**EXERCISE REQUIREMENTS**
Identify the lines containing the word "this". Copy each one.

(Charts and diagrams as code)
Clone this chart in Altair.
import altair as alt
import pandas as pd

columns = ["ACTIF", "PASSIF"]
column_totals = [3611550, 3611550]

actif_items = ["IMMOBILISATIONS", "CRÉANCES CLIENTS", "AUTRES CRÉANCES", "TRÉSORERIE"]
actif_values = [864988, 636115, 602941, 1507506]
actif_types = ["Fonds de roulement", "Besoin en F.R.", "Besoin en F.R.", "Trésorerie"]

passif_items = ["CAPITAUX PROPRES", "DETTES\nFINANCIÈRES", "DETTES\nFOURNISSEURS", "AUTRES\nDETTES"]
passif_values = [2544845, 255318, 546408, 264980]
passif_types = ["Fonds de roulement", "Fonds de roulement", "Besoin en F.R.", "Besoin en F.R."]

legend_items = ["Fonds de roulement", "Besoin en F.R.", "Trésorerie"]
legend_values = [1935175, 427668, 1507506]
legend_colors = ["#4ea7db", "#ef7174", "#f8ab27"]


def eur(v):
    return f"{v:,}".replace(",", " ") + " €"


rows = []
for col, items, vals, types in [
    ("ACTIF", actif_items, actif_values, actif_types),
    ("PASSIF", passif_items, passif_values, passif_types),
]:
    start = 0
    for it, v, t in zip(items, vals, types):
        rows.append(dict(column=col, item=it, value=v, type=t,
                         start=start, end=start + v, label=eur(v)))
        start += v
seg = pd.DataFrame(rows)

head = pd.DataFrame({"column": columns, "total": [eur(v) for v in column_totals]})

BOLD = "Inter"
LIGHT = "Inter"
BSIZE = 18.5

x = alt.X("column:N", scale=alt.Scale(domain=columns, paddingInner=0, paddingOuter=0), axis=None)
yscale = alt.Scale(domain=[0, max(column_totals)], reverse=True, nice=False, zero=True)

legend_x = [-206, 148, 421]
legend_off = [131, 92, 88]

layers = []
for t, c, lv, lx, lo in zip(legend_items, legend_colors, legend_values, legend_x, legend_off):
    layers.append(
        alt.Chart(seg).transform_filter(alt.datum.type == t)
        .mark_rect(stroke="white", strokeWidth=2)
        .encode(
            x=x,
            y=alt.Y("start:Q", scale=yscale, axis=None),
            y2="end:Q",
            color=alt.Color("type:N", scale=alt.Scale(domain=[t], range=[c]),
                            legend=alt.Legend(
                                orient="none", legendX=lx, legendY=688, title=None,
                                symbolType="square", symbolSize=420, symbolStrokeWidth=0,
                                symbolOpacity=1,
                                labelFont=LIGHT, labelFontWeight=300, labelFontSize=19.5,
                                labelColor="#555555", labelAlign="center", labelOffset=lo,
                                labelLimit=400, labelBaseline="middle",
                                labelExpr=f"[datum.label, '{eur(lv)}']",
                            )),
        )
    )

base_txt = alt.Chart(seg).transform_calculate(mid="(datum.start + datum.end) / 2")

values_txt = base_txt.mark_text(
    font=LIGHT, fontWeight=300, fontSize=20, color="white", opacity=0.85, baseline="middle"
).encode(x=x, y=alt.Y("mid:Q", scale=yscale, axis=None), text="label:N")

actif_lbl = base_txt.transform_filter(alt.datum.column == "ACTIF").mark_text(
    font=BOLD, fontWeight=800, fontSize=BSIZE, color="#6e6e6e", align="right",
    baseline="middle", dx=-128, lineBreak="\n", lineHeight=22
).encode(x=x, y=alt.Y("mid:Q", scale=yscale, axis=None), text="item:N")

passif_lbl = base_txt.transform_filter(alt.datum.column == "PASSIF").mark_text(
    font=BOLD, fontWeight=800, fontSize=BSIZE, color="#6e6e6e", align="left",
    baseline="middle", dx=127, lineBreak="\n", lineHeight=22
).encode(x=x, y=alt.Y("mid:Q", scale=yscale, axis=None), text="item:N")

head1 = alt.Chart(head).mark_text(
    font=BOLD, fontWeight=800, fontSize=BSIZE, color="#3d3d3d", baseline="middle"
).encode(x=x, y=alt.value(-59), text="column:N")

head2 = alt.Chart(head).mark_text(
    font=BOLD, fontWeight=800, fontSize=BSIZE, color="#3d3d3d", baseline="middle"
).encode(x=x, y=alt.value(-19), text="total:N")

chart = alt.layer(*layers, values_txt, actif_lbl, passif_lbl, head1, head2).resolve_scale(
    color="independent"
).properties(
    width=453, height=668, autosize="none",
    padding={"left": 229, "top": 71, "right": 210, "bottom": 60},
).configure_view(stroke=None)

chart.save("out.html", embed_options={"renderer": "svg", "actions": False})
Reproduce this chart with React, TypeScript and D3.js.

**THE RESULT**
Clone this chart in Altair.
Reproduce this chart with React, TypeScript and D3.js.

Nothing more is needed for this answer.